**Given instruction:** Give back the full listing verbatim, apart from its images.

**Data:**
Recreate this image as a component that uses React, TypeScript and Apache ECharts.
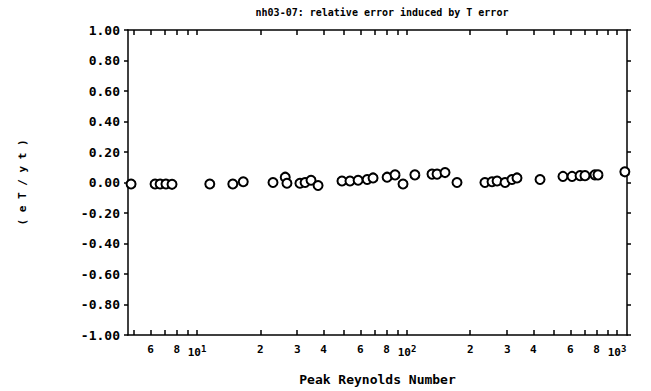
import React, { useEffect, useRef } from "react";
import * as echarts from "echarts";

// Peak Reynolds number of each run (x, log axis) and relative error (y)
const reynolds = [
  4.85, 6.31, 6.67, 7.11, 7.6, 11.5, 14.8, 16.6, 23.0, 26.3, 26.8, 30.9, 32.7, 34.9,
  37.7, 49.0, 53.5, 58.5, 64.6, 68.9, 80.4, 87.7, 95.7, 109, 131.5, 139, 151.7, 173,
  235, 254, 268.5, 293, 316, 334, 430, 553, 611, 667, 704, 785, 812, 1090,
];
const relErrors = [
  -0.01, -0.01, -0.01, -0.01, -0.012, -0.01, -0.01, 0.005, 0.0, 0.035, -0.005, -0.005, 0.0, 0.015,
  -0.02, 0.01, 0.01, 0.015, 0.02, 0.03, 0.035, 0.05, -0.01, 0.05, 0.055, 0.055, 0.065, 0.0,
  0.0, 0.005, 0.01, 0.0, 0.02, 0.03, 0.02, 0.04, 0.04, 0.045, 0.045, 0.05, 0.05, 0.07,
];

const xRange = [4.69, 1116];
const xTickValues = [
  5, 6, 7, 8, 9, 10, 20, 30, 40, 50, 60, 70, 80, 90, 100, 200, 300, 400, 500, 600, 700, 800,
  900, 1000,
];
const xLabelValues = [6, 8, 10, 20, 30, 40, 60, 80, 100, 200, 300, 400, 600, 800, 1000];
const yTicks = [-1, -0.8, -0.6, -0.4, -0.2, 0, 0.2, 0.4, 0.6, 0.8, 1];

const titleText = "nh03-07: relative error induced by T error";
const xName = "Peak Reynolds Number";
const yName = "( e T / y t )";

const FONT = "DejaVu Sans Mono";

export default function App() {
  const ref = useRef<HTMLDivElement>(null);
  useEffect(() => {
    if (!ref.current) return;
    const chart = echarts.init(ref.current, undefined, { renderer: "svg" });
    const lg = (v: number) => Math.log10(v);
    const lineStyle = { color: "#000", width: 1.5 };
    const xFormatter = (val: number) => {
      const v = Math.round(Math.pow(10, val));
      const e = Math.round(Math.log10(v));
      if (Math.abs(Math.pow(10, e) - v) < 1e-6) return `{n|10}{s|${e}}`;
      const lead = Math.round(v / Math.pow(10, Math.floor(Math.log10(v))));
      return `{n|${lead}}`;
    };
    const rich = {
      n: { fontFamily: FONT, fontWeight: "bold", fontSize: 11, color: "#000" },
      s: { fontFamily: FONT, fontWeight: "bold", fontSize: 9, color: "#000", padding: [0, 0, 8, 0] },
    };
    const option = {
      animation: false,
      backgroundColor: "#fff",
      title: {
        text: titleText,
        left: 377,
        top: 2,
        textAlign: "center",
        textStyle: { fontFamily: FONT, fontWeight: "bold", fontSize: 10, color: "#000" },
      },
      grid: { left: 128, right: 24, top: 30, bottom: 55 },
      xAxis: [
        {
          type: "value",
          position: "bottom",
          min: lg(xRange[0]),
          max: lg(xRange[1]),
          name: xName,
          nameLocation: "middle",
          nameGap: 38,
          nameTextStyle: { fontFamily: FONT, fontWeight: "bold", fontSize: 13, color: "#000" },
          axisLine: { show: true, onZero: false, lineStyle },
          axisTick: { show: true, inside: true, length: 5, customValues: xTickValues.map(lg), lineStyle },
          axisLabel: { customValues: xLabelValues.map(lg), formatter: xFormatter, rich, margin: 9 },
          splitLine: { show: false },
        },
        {
          type: "value",
          position: "top",
          min: lg(xRange[0]),
          max: lg(xRange[1]),
          axisLine: { show: true, onZero: false, lineStyle },
          axisTick: { show: true, inside: true, length: 5, customValues: xTickValues.map(lg), lineStyle },
          axisLabel: { show: false },
          splitLine: { show: false },
        },
      ],
      yAxis: [
        {
          type: "value",
          min: -1,
          max: 1,
          interval: 0.2,
          name: yName,
          nameLocation: "middle",
          nameGap: 100,
          nameRotate: 90,
          nameTextStyle: { fontFamily: FONT, fontWeight: "bold", fontSize: 11, color: "#000" },
          axisLine: { show: true, onZero: false, lineStyle },
          axisTick: { show: true, length: 4, lineStyle, customValues: yTicks },
          axisLabel: {
            customValues: yTicks,
            fontFamily: FONT,
            fontWeight: "bold",
            fontSize: 13,
            color: "#000",
            margin: 8,
            formatter: (v: number) => (Math.abs(v) < 1e-9 ? "0.00" : v.toFixed(2)),
          },
          splitLine: { show: false },
        },
        {
          type: "value",
          position: "right",
          min: -1,
          max: 1,
          interval: 0.2,
          axisLine: { show: true, onZero: false, lineStyle },
          axisTick: { show: true, length: 4, lineStyle },
          axisLabel: { show: false },
          splitLine: { show: false },
        },
      ],
      series: [
        {
          type: "scatter",
          xAxisIndex: 0,
          yAxisIndex: 0,
          data: reynolds.map((r, i) => [lg(r), relErrors[i]]),
          symbol: "emptyCircle",
          symbolSize: 9,
          itemStyle: { color: "#000", borderColor: "#000", borderWidth: 2, opacity: 1 },
          clip: true,
        },
      ],
    };
    chart.setOption(option as any);
    return () => chart.dispose();
  }, []);
  return (
    <div
      ref={ref}
      style={{ position: "fixed", left: 0, top: 0, width: 651, height: 391, background: "#fff" }}
    />
  );
}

**Result for this task:**
Recreate this image as a component that uses React, TypeScript and Apache ECharts.
import React, { useEffect, useRef } from "react";
import * as echarts from "echarts";

// Peak Reynolds number of each run (x, log axis) and relative error (y)
const reynolds = [
  4.85, 6.31, 6.67, 7.11, 7.6, 11.5, 14.8, 16.6, 23.0, 26.3, 26.8, 30.9, 32.7, 34.9,
  37.7, 49.0, 53.5, 58.5, 64.6, 68.9, 80.4, 87.7, 95.7, 109, 131.5, 139, 151.7, 173,
  235, 254, 268.5, 293, 316, 334, 430, 553, 611, 667, 704, 785, 812, 1090,
];
const relErrors = [
  -0.01, -0.01, -0.01, -0.01, -0.012, -0.01, -0.01, 0.005, 0.0, 0.035, -0.005, -0.005, 0.0, 0.015,
  -0.02, 0.01, 0.01, 0.015, 0.02, 0.03, 0.035, 0.05, -0.01, 0.05, 0.055, 0.055, 0.065, 0.0,
  0.0, 0.005, 0.01, 0.0, 0.02, 0.03, 0.02, 0.04, 0.04, 0.045, 0.045, 0.05, 0.05, 0.07,
];

const xRange = [4.69, 1116];
const xTickValues = [
  5, 6, 7, 8, 9, 10, 20, 30, 40, 50, 60, 70, 80, 90, 100, 200, 300, 400, 500, 600, 700, 800,
  900, 1000,
];
const xLabelValues = [6, 8, 10, 20, 30, 40, 60, 80, 100, 200, 300, 400, 600, 800, 1000];
const yTicks = [-1, -0.8, -0.6, -0.4, -0.2, 0, 0.2, 0.4, 0.6, 0.8, 1];

const titleText = "nh03-07: relative error induced by T error";
const xName = "Peak Reynolds Number";
const yName = "( e T / y t )";

const FONT = "DejaVu Sans Mono";

export default function App() {
  const ref = useRef<HTMLDivElement>(null);
  useEffect(() => {
    if (!ref.current) return;
    const chart = echarts.init(ref.current, undefined, { renderer: "svg" });
    const lg = (v: number) => Math.log10(v);
    const lineStyle = { color: "#000", width: 1.5 };
    const xFormatter = (val: number) => {
      const v = Math.round(Math.pow(10, val));
      const e = Math.round(Math.log10(v));
      if (Math.abs(Math.pow(10, e) - v) < 1e-6) return `{n|10}{s|${e}}`;
      const lead = Math.round(v / Math.pow(10, Math.floor(Math.log10(v))));
      return `{n|${lead}}`;
    };
    const rich = {
      n: { fontFamily: FONT, fontWeight: "bold", fontSize: 11, color: "#000" },
      s: { fontFamily: FONT, fontWeight: "bold", fontSize: 9, color: "#000", padding: [0, 0, 8, 0] },
    };
    const option = {
      animation: false,
      backgroundColor: "#fff",
      title: {
        text: titleText,
        left: 377,
        top: 2,
        textAlign: "center",
        textStyle: { fontFamily: FONT, fontWeight: "bold", fontSize: 10, color: "#000" },
      },
      grid: { left: 128, right: 24, top: 30, bottom: 55 },
      xAxis: [
        {
          type: "value",
          position: "bottom",
          min: lg(xRange[0]),
          max: lg(xRange[1]),
          name: xName,
          nameLocation: "middle",
          nameGap: 38,
          nameTextStyle: { fontFamily: FONT, fontWeight: "bold", fontSize: 13, color: "#000" },
          axisLine: { show: true, onZero: false, lineStyle },
          axisTick: { show: true, inside: true, length: 5, customValues: xTickValues.map(lg), lineStyle },
          axisLabel: { customValues: xLabelValues.map(lg), formatter: xFormatter, rich, margin: 9 },
          splitLine: { show: false },
        },
        {
          type: "value",
          position: "top",
          min: lg(xRange[0]),
          max: lg(xRange[1]),
          axisLine: { show: true, onZero: false, lineStyle },
          axisTick: { show: true, inside: true, length: 5, customValues: xTickValues.map(lg), lineStyle },
          axisLabel: { show: false },
          splitLine: { show: false },
        },
      ],
      yAxis: [
        {
          type: "value",
          min: -1,
          max: 1,
          interval: 0.2,
          name: yName,
          nameLocation: "middle",
          nameGap: 100,
          nameRotate: 90,
          nameTextStyle: { fontFamily: FONT, fontWeight: "bold", fontSize: 11, color: "#000" },
          axisLine: { show: true, onZero: false, lineStyle },
          axisTick: { show: true, length: 4, lineStyle, customValues: yTicks },
          axisLabel: {
            customValues: yTicks,
            fontFamily: FONT,
            fontWeight: "bold",
            fontSize: 13,
            color: "#000",
            margin: 8,
            formatter: (v: number) => (Math.abs(v) < 1e-9 ? "0.00" : v.toFixed(2)),
          },
          splitLine: { show: false },
        },
        {
          type: "value",
          position: "right",
          min: -1,
          max: 1,
          interval: 0.2,
          axisLine: { show: true, onZero: false, lineStyle },
          axisTick: { show: true, length: 4, lineStyle },
          axisLabel: { show: false },
          splitLine: { show: false },
        },
      ],
      series: [
        {
          type: "scatter",
          xAxisIndex: 0,
          yAxisIndex: 0,
          data: reynolds.map((r, i) => [lg(r), relErrors[i]]),
          symbol: "emptyCircle",
          symbolSize: 9,
          itemStyle: { color: "#000", borderColor: "#000", borderWidth: 2, opacity: 1 },
          clip: true,
        },
      ],
    };
    chart.setOption(option as any);
    return () => chart.dispose();
  }, []);
  return (
    <div
      ref={ref}
      style={{ position: "fixed", left: 0, top: 0, width: 651, height: 391, background: "#fff" }}
    />
  );
}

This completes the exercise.